This is a Replicate implementation of NeuTTS Air, a state-of-the-art text-to-speech model with instant voice cloning capabilities.
- 🗣 Best-in-class realism - Ultra-realistic, natural-sounding voices
- 👫 Instant voice cloning - Clone any voice with just 3-15 seconds of audio
- 🚄 Real-time generation - Fast inference on CPU
- 📱 On-device ready - Optimized for lightweight deployment
- Architecture: Built on Qwen 0.5B LLM backbone
- Audio Codec: NeuCodec proprietary neural audio codec
- Sample Rate: 24kHz output
- Inference: CPU-optimized
Make sure you have Cog installed:
sudo curl -o /usr/local/bin/cog -L https://github.com/replicate/cog/releases/latest/download/cog_`uname -s`_`uname -m`
sudo chmod +x /usr/local/bin/cog
huggingface-cli download neuphonic/neutts-air --local-dir checkpoints
cog build
cog predict \
-i input_text="Hello, this is a test of the NeuTTS Air voice cloning system." \
-i ref_audio=@samples/dave.wav \
-i ref_text="My name is Dave, and um, I'm from London"

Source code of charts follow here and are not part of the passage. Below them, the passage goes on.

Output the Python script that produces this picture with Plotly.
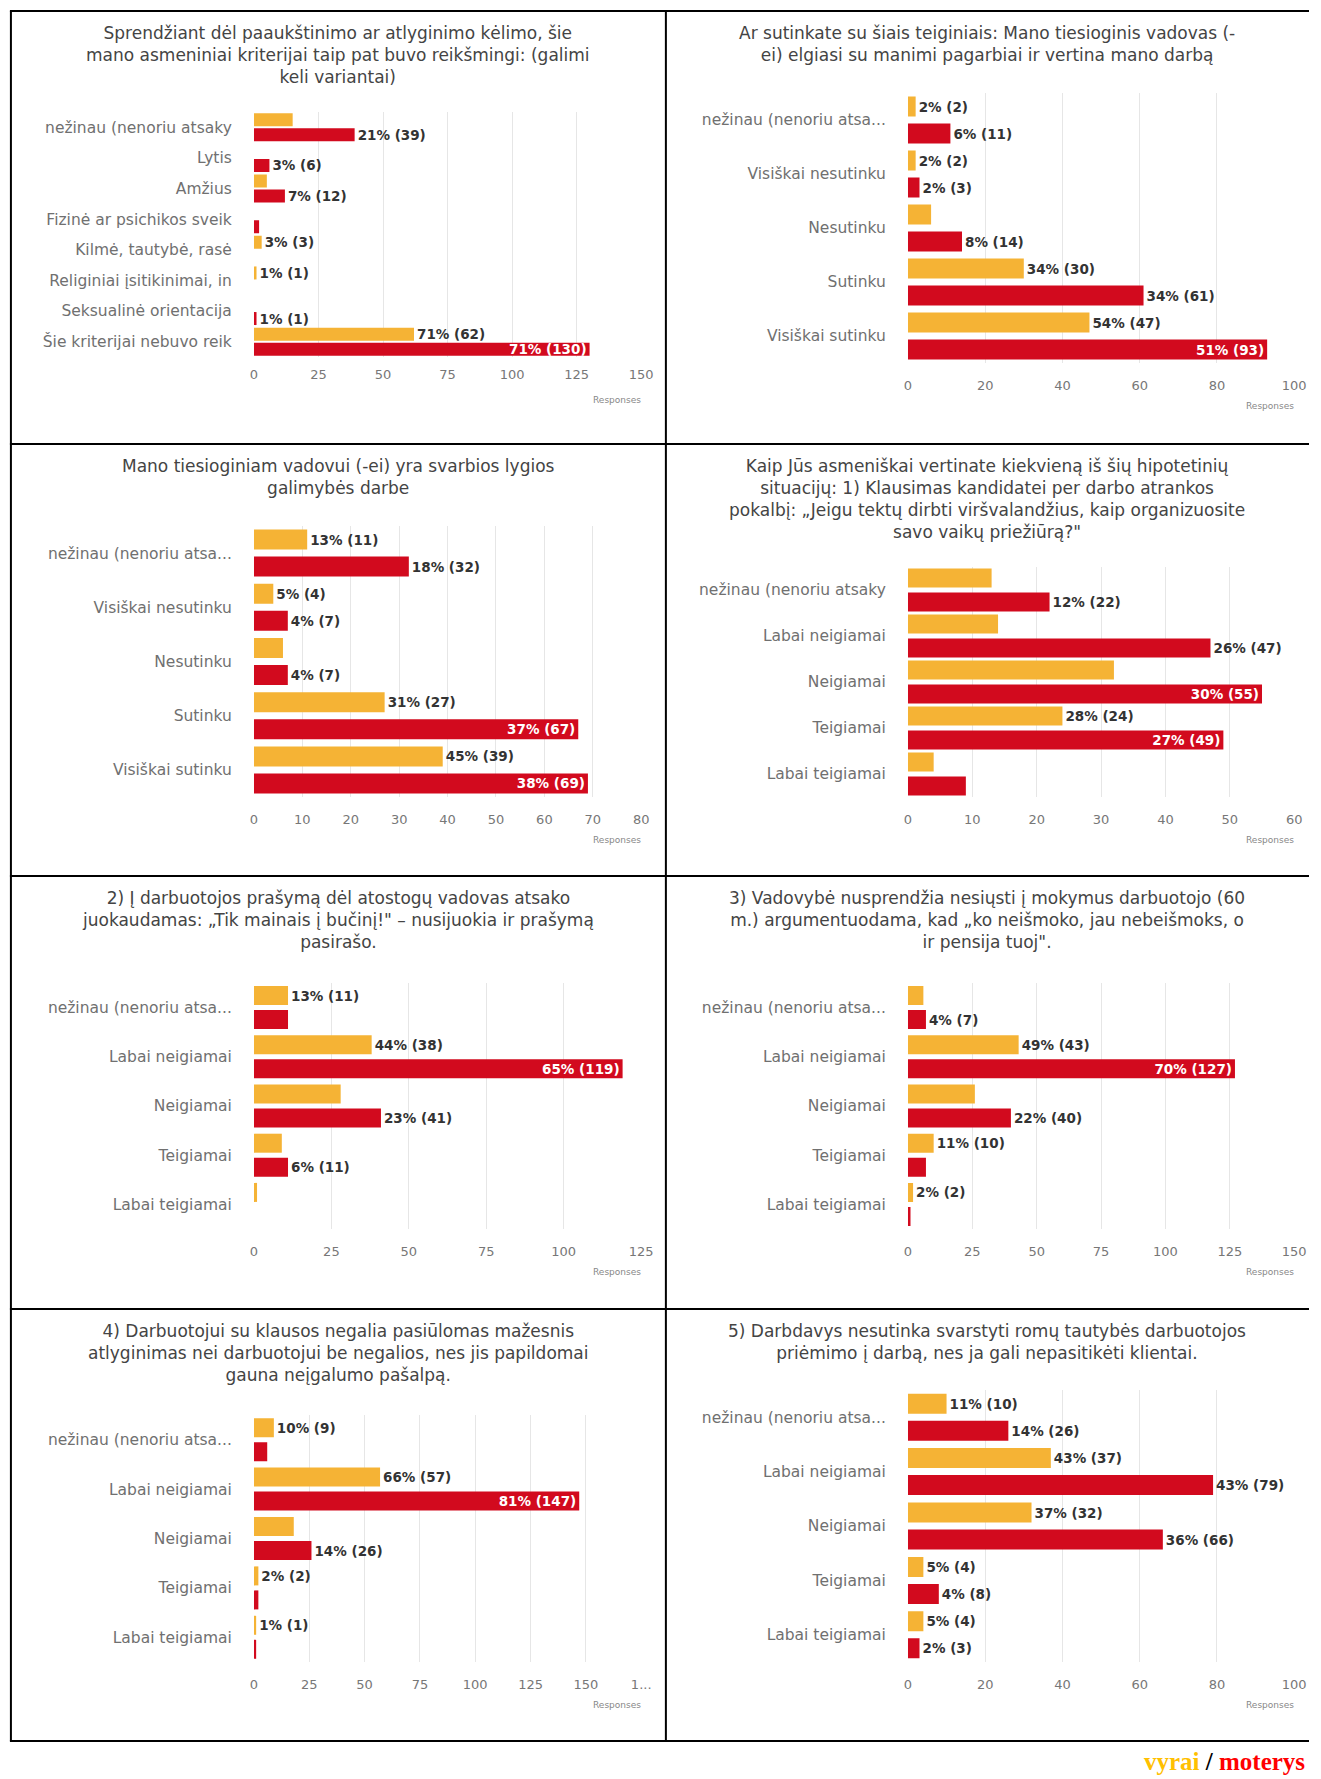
import plotly.graph_objects as go

W, H = 1321, 1779
YELLOW = "#F5B335"
RED = "#D20A1E"

# ---------------- data ----------------
titles = [
    "Sprendžiant dėl paaukštinimo ar atlyginimo kėlimo, šie<br>mano asmeniniai kriterijai taip pat buvo reikšmingi: (galimi<br>keli variantai)",
    "Ar sutinkate su šiais teiginiais: Mano tiesioginis vadovas (-<br>ei) elgiasi su manimi pagarbiai ir vertina mano darbą",
    "Mano tiesioginiam vadovui (-ei) yra svarbios lygios<br>galimybės darbe",
    "Kaip Jūs asmeniškai vertinate kiekvieną iš šių hipotetinių<br>situacijų: 1) Klausimas kandidatei per darbo atrankos<br>pokalbį: „Jeigu tektų dirbti viršvalandžius, kaip organizuosite<br>savo vaikų priežiūrą?\"",
    "2) Į darbuotojos prašymą dėl atostogų vadovas atsako<br>juokaudamas: „Tik mainais į bučinį!\" – nusijuokia ir prašymą<br>pasirašo.",
    "3) Vadovybė nusprendžia nesiųsti į mokymus darbuotojo (60<br>m.) argumentuodama, kad „ko neišmoko, jau nebeišmoks, o<br>ir pensija tuoj\".",
    "4) Darbuotojui su klausos negalia pasiūlomas mažesnis<br>atlyginimas nei darbuotojui be negalios, nes jis papildomai<br>gauna neįgalumo pašalpą.",
    "5) Darbdavys nesutinka svarstyti romų tautybės darbuotojos<br>priėmimo į darbą, nes ja gali nepasitikėti klientai.",
]

cats_criteria = ["nežinau (nenoriu atsaky", "Lytis", "Amžius", "Fizinė ar psichikos sveik",
                 "Kilmė, tautybė, rasė", "Religiniai įsitikinimai, in", "Seksualinė orientacija",
                 "Šie kriterijai nebuvo reik"]
cats_agree = ["nežinau (nenoriu atsa...", "Visiškai nesutinku", "Nesutinku", "Sutinku", "Visiškai sutinku"]
cats_eval_a = ["nežinau (nenoriu atsaky", "Labai neigiamai", "Neigiamai", "Teigiamai", "Labai teigiamai"]
cats_eval_b = ["nežinau (nenoriu atsa...", "Labai neigiamai", "Neigiamai", "Teigiamai", "Labai teigiamai"]

# vyrai (men) / moterys (women) counts
men_1 = [15, 0, 5, 0, 3, 1, 0, 62]
women_1 = [39, 6, 12, 2, 0, 0, 1, 130]
men_1_lbl = ["", "", "", "", "3% (3)", "1% (1)", "", "71% (62)"]
women_1_lbl = ["21% (39)", "3% (6)", "7% (12)", "", "", "", "1% (1)", "71% (130)"]

men_2 = [2, 2, 6, 30, 47]
women_2 = [11, 3, 14, 61, 93]
men_2_lbl = ["2% (2)", "2% (2)", "", "34% (30)", "54% (47)"]
women_2_lbl = ["6% (11)", "2% (3)", "8% (14)", "34% (61)", "51% (93)"]

men_3 = [11, 4, 6, 27, 39]
women_3 = [32, 7, 7, 67, 69]
men_3_lbl = ["13% (11)", "5% (4)", "", "31% (27)", "45% (39)"]
women_3_lbl = ["18% (32)", "4% (7)", "4% (7)", "37% (67)", "38% (69)"]

men_4 = [13, 14, 32, 24, 4]
women_4 = [22, 47, 55, 49, 9]
men_4_lbl = ["", "", "", "28% (24)", ""]
women_4_lbl = ["12% (22)", "26% (47)", "30% (55)", "27% (49)", ""]

men_5 = [11, 38, 28, 9, 1]
women_5 = [11, 119, 41, 11, 0]
men_5_lbl = ["13% (11)", "44% (38)", "", "", ""]
women_5_lbl = ["", "65% (119)", "23% (41)", "6% (11)", ""]

men_6 = [6, 43, 26, 10, 2]
women_6 = [7, 127, 40, 7, 1]
men_6_lbl = ["", "49% (43)", "", "11% (10)", "2% (2)"]
women_6_lbl = ["4% (7)", "70% (127)", "22% (40)", "", ""]

men_7 = [9, 57, 18, 2, 1]
women_7 = [6, 147, 26, 2, 1]
men_7_lbl = ["10% (9)", "66% (57)", "", "2% (2)", "1% (1)"]
women_7_lbl = ["", "81% (147)", "14% (26)", "", ""]

men_8 = [10, 37, 32, 4, 4]
women_8 = [26, 79, 66, 8, 3]
men_8_lbl = ["11% (10)", "43% (37)", "37% (32)", "5% (4)", "5% (4)"]
women_8_lbl = ["14% (26)", "43% (79)", "36% (66)", "4% (8)", "2% (3)"]

# bars whose label sits inside (white)
women_inside = [
    [7], [4], [3, 4], [2, 3], [1], [1], [1], [],
]

ticks_150 = [0, 25, 50, 75, 100, 125, 150]
ticks_100 = [0, 20, 40, 60, 80, 100]
ticks_80 = [0, 10, 20, 30, 40, 50, 60, 70, 80]
ticks_60 = [0, 10, 20, 30, 40, 50, 60]
ticks_125 = [0, 25, 50, 75, 100, 125]
ticks_175 = [0, 25, 50, 75, 100, 125, 150, 175]
ticks_175_text = ["0", "25", "50", "75", "100", "125", "150", "1..."]

panels = [
    dict(cats=cats_criteria, men=men_1, women=women_1, ml=men_1_lbl, wl=women_1_lbl, ticks=ticks_150, tt=None),
    dict(cats=cats_agree, men=men_2, women=women_2, ml=men_2_lbl, wl=women_2_lbl, ticks=ticks_100, tt=None),
    dict(cats=cats_agree, men=men_3, women=women_3, ml=men_3_lbl, wl=women_3_lbl, ticks=ticks_80, tt=None),
    dict(cats=cats_eval_a, men=men_4, women=women_4, ml=men_4_lbl, wl=women_4_lbl, ticks=ticks_60, tt=None),
    dict(cats=cats_eval_b, men=men_5, women=women_5, ml=men_5_lbl, wl=women_5_lbl, ticks=ticks_125, tt=None),
    dict(cats=cats_eval_b, men=men_6, women=women_6, ml=men_6_lbl, wl=women_6_lbl, ticks=ticks_150, tt=None),
    dict(cats=cats_eval_b, men=men_7, women=women_7, ml=men_7_lbl, wl=women_7_lbl, ticks=ticks_175, tt=ticks_175_text),
    dict(cats=cats_eval_b, men=men_8, women=women_8, ml=men_8_lbl, wl=women_8_lbl, ticks=ticks_100, tt=None),
]

# ---------------- layout geometry (px) ----------------
row_tops = [11, 444, 876, 1309]
col_lefts = [7, 670]
col_rights = [670, 1321]
plot_x = [(253, 645), (915, 1306)]
plot_y = [(101, 346), (82, 352), (82, 353), (123, 353), (107, 353), (107, 353), (106, 353), (81, 353)]
bar_px = [13, 20, 20, 19, 19, 19, 19, 20]
gap_px = [2, 7, 7, 5, 5, 5, 5, 7]
tick_len = [5, 10, 10, 10, 10, 10, 10, 10]

LBL_FONT = "DejaVu Sans"

def fx(x):
    return x / W

def fy(y):
    return 1 - y / H

fig = go.Figure()
layout = dict(
    width=W, height=H, margin=dict(l=0, r=0, t=0, b=0), autosize=False,
    paper_bgcolor="white", plot_bgcolor="white", showlegend=False,
    barmode="overlay", font=dict(family="DejaVu Sans", color="#333"),
)
annotations = []
shapes = []

for i, p in enumerate(panels):
    r, c = divmod(i, 2)
    top = row_tops[r]
    x0, x1 = plot_x[c]
    ty0, ty1 = plot_y[i]
    n = len(p["cats"])
    slot = (ty1 - ty0) / n
    w = bar_px[i] / slot
    g = gap_px[i] / slot
    xa = "x" if i == 0 else f"x{i+1}"
    ya = "y" if i == 0 else f"y{i+1}"
    inside = women_inside[i]
    wpos = ["inside" if k in inside else "outside" for k in range(n)]
    ml = [f"<b>{t}</b>" if t else "" for t in p["ml"]]
    wl = [f"<b>{t}</b>" if t else "" for t in p["wl"]]
    fig.add_trace(go.Bar(
        y=p["cats"], x=p["men"], orientation="h", marker=dict(color=YELLOW, line=dict(width=0)),
        width=w, offset=-(w + g / 2), text=ml, textposition="outside",
        textfont=dict(size=13.5, color="#333", family=LBL_FONT), cliponaxis=False,
        constraintext="none", xaxis=xa, yaxis=ya, name="vyrai", hoverinfo="x+y",
    ))
    fig.add_trace(go.Bar(
        y=p["cats"], x=p["women"], orientation="h", marker=dict(color=RED, line=dict(width=0)),
        width=w, offset=g / 2, text=wl, textposition=wpos,
        insidetextfont=dict(size=13.5, color="white", family=LBL_FONT),
        outsidetextfont=dict(size=13.5, color="#333", family=LBL_FONT),
        insidetextanchor="end", cliponaxis=False, constraintext="none",
        xaxis=xa, yaxis=ya, name="moterys", hoverinfo="x+y",
    ))
    xkey = "xaxis" if i == 0 else f"xaxis{i+1}"
    ykey = "yaxis" if i == 0 else f"yaxis{i+1}"
    xd = dict(
        domain=[fx(x0), fx(x1)], anchor=ya, range=[0, p["ticks"][-1]],
        tickvals=p["ticks"], showgrid=True, gridcolor="#e6e6e6", gridwidth=1,
        zeroline=False, showline=False, ticks="outside", ticklen=tick_len[i],
        tickcolor="rgba(0,0,0,0)", tickfont=dict(size=13, color="#777"), fixedrange=True,
    )
    if p["tt"] is not None:
        xd["ticktext"] = p["tt"]
    layout[xkey] = xd
    layout[ykey] = dict(
        domain=[fy(top + ty1), fy(top + ty0)], anchor=xa, type="category",
        autorange="reversed", showgrid=False, zeroline=False, showline=False,
        ticks="outside", ticklen=18, tickcolor="rgba(0,0,0,0)",
        tickfont=dict(size=15.5, color="#707070"), fixedrange=True,
    )
    # title
    annotations.append(dict(
        x=fx((col_lefts[c] + col_rights[c]) / 2), y=fy(top + 10), xref="paper", yref="paper",
        xanchor="center", yanchor="top", text=titles[i], showarrow=False,
        font=dict(size=17, color="#444", family="DejaVu Sans"), align="center",
    ))
    # axis title
    annotations.append(dict(
        x=fx(x1 + 2), y=fy(top + ty1 + 43), xref="paper", yref="paper",
        xanchor="right", yanchor="middle", text="Responses", showarrow=False,
        font=dict(size=9, color="#888", family="DejaVu Sans"),
    ))

# frame lines
for yb in [11, 444, 876, 1309, 1741]:
    shapes.append(dict(type="line", xref="paper", yref="paper", x0=fx(6), x1=1,
                       y0=fy(yb), y1=fy(yb), line=dict(color="black", width=2)))
for xb in [7, 670]:
    shapes.append(dict(type="line", xref="paper", yref="paper", x0=fx(xb), x1=fx(xb),
                       y0=fy(11), y1=fy(1741), line=dict(color="black", width=2)))

annotations.append(dict(
    x=fx(1319), y=fy(1761), xref="paper", yref="paper", xanchor="right", yanchor="middle",
    text="<b><span style='color:#FFC000'>vyrai</span> / <span style='color:#FF0000'>moterys</span></b>",
    showarrow=False, font=dict(size=25, color="black", family="Liberation Serif"),
))

layout["annotations"] = annotations
layout["shapes"] = shapes
fig.update_layout(**layout)
fig.write_html("out.html", config={"displayModeBar": False},
               post_script="document.body.style.margin='0px';document.body.style.padding='0px';")
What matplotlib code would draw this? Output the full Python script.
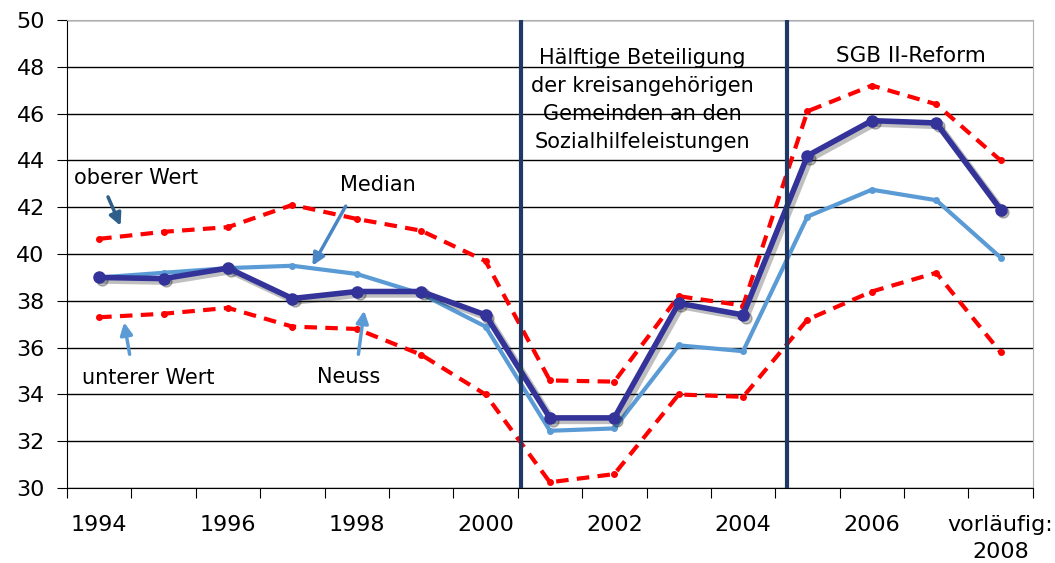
import numpy as np
import matplotlib
matplotlib.use("Agg")
import matplotlib.pyplot as plt
import matplotlib.transforms as mtransforms

years = list(range(1994, 2009))
tick_labels = ["1994", "", "1996", "", "1998", "", "2000", "", "2002", "", "2004", "", "2006", "", "vorläufig:\n2008"]

neuss = [39.0, 38.95, 39.4, 38.1, 38.4, 38.4, 37.4, 33.0, 33.0, 37.9, 37.4, 44.2, 45.7, 45.6, 41.9]
median = [39.0, 39.2, 39.4, 39.5, 39.15, 38.3, 36.9, 32.45, 32.55, 36.1, 35.85, 41.6, 42.75, 42.3, 39.85]
oberer = [40.65, 40.95, 41.15, 42.1, 41.5, 41.0, 39.7, 34.6, 34.55, 38.2, 37.8, 46.1, 47.2, 46.4, 44.0]
unterer = [37.3, 37.45, 37.7, 36.9, 36.8, 35.7, 34.0, 30.25, 30.6, 34.0, 33.9, 37.2, 38.4, 39.2, 35.8]

plt.rcParams['font.family'] = ['DejaVu Sans']

fig = plt.figure(figsize=(10.55, 5.63), dpi=100)
ax = fig.add_axes([0.0635, 0.133, 0.9155, 0.8315])

x = np.arange(len(years))

# grid
ax.set_ylim(30, 50)
ax.set_xlim(-0.5, len(years) - 0.5)
ax.set_yticks(np.arange(30, 51, 2))
ax.yaxis.grid(True, color="black", linewidth=1)
ax.set_axisbelow(True)

# Grenzlinien
ax.plot(x, oberer, color="#ff0000", linestyle=(0, (3, 2)), linewidth=3, marker="o", markersize=4, zorder=3)
ax.plot(x, unterer, color="#ff0000", linestyle=(0, (3, 2)), linewidth=3, marker="o", markersize=4, zorder=3)
ax.plot(x, median, color="#5b9bd5", linewidth=3, marker="o", markersize=4, zorder=4)

# Neuss mit Schatten
shadow = ax.transData + mtransforms.ScaledTranslation(2 / 72, -2 / 72, fig.dpi_scale_trans)
ax.plot(x, neuss, color="#000000", alpha=0.25, linewidth=5, marker="o", markersize=8,
        transform=shadow, zorder=4.5)
ax.plot(x, neuss, color="#333399", linewidth=4, marker="o", markersize=8, zorder=5)

# Reform-Linien
ax.axvline(6.55, color="#1f3864", linewidth=3, zorder=6)
ax.axvline(10.68, color="#1f3864", linewidth=3, zorder=6)

ax.text(8.44, 48.8, "Hälftige Beteiligung\nder kreisangehörigen\nGemeinden an den\nSozialhilfeleistungen",
        ha="center", va="top", fontsize=15, linespacing=1.5)
ax.text(12.6, 48.45, "SGB II-Reform", ha="center", va="center", fontsize=15.5)

# Beschriftungen mit Pfeilen
ax.text(0.57, 43.25, "oberer Wert", ha="center", va="center", fontsize=15)
ax.annotate("", xy=(0.35, 41.1), xytext=(0.12, 42.55),
            arrowprops=dict(arrowstyle="-|>", color="#2e5f8a", lw=2.5, mutation_scale=18))
ax.text(0.76, 34.7, "unterer Wert", ha="center", va="center", fontsize=15)
ax.annotate("", xy=(0.38, 37.2), xytext=(0.48, 35.6),
            arrowprops=dict(arrowstyle="-|>", color="#5b9bd5", lw=2.5, mutation_scale=18))
ax.text(4.33, 42.95, "Median", ha="center", va="center", fontsize=15)
ax.annotate("", xy=(3.29, 39.4), xytext=(3.85, 42.15),
            arrowprops=dict(arrowstyle="-|>", color="#4a86c5", lw=2.5, mutation_scale=18))
ax.text(3.88, 34.74, "Neuss", ha="center", va="center", fontsize=15)
ax.annotate("", xy=(4.12, 37.7), xytext=(4.02, 35.6),
            arrowprops=dict(arrowstyle="-|>", color="#5b9bd5", lw=2.5, mutation_scale=18))

# Achsen
ax.set_xticks(np.arange(-0.5, len(years)), minor=False)
ax.set_xticklabels([])
ax.set_xticks(x, minor=True)
ax.set_xticklabels(tick_labels, minor=True, fontsize=16, va="top", linespacing=1.45)
ax.tick_params(axis="x", which="major", length=7, color="black")
ax.tick_params(axis="x", which="minor", length=0, pad=19)
ax.tick_params(axis="y", length=7, labelsize=16, pad=9)
ax.spines["left"].set_color("black")
ax.spines["bottom"].set_color("black")
ax.spines["top"].set_color("#b0b0b0")
ax.spines["right"].set_color("#b0b0b0")

fig.savefig("out.png", dpi=100)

from cog import BasePredictor, Input, Path
import soundfile as sf
from neuttsair.neutts import NeuTTSAir
# Initialize model
tts = NeuTTSAir(
backbone_repo="./checkpoints",
backbone_device="cpu",
codec_repo="neuphonic/neucodec",
codec_device="cpu"
)
# Prepare inputs
input_text = "My name is Dave, and um, I'm from London."
ref_audio_path = "samples/dave.wav"
ref_text = "My name is Dave, and um, I'm from London."
# Generate speech
ref_codes = tts.encode_reference(ref_audio_path)
wav = tts.infer(input_text, ref_codes, ref_text)
# Save output
sf.write("output.wav", wav, 24000)
- input_text (string, required): The text to synthesize as speech
- ref_audio (file, required): Reference audio file for voice cloning
- Format:
.wav
file - Duration: 3-15 seconds recommended
- Sample rate: 16-44 kHz
- Channels: Mono preferred
- Quality: Clean audio with minimal background noise
- Format:
- ref_text (string, optional): Transcript of what's being said in the reference audio
Returns a .wav
file containing the synthesized speech at 24kHz sample rate.
- Use high-quality reference audio: Clean, clear recordings work best
- Match speaking style: The model will mimic the tone and style of the reference
- Provide accurate transcripts: The ref_text should match what's actually said in ref_audio
- Optimal reference length: 3-15 seconds captures the voice well
- Natural speech: Conversational audio with few pauses works best
Apache 2.0
Created by Neuphonic - building faster, smaller, on-device voice AI.
This model includes Perth (Perceptual Threshold) Watermarker for responsible AI usage. Please use this technology ethically and responsibly.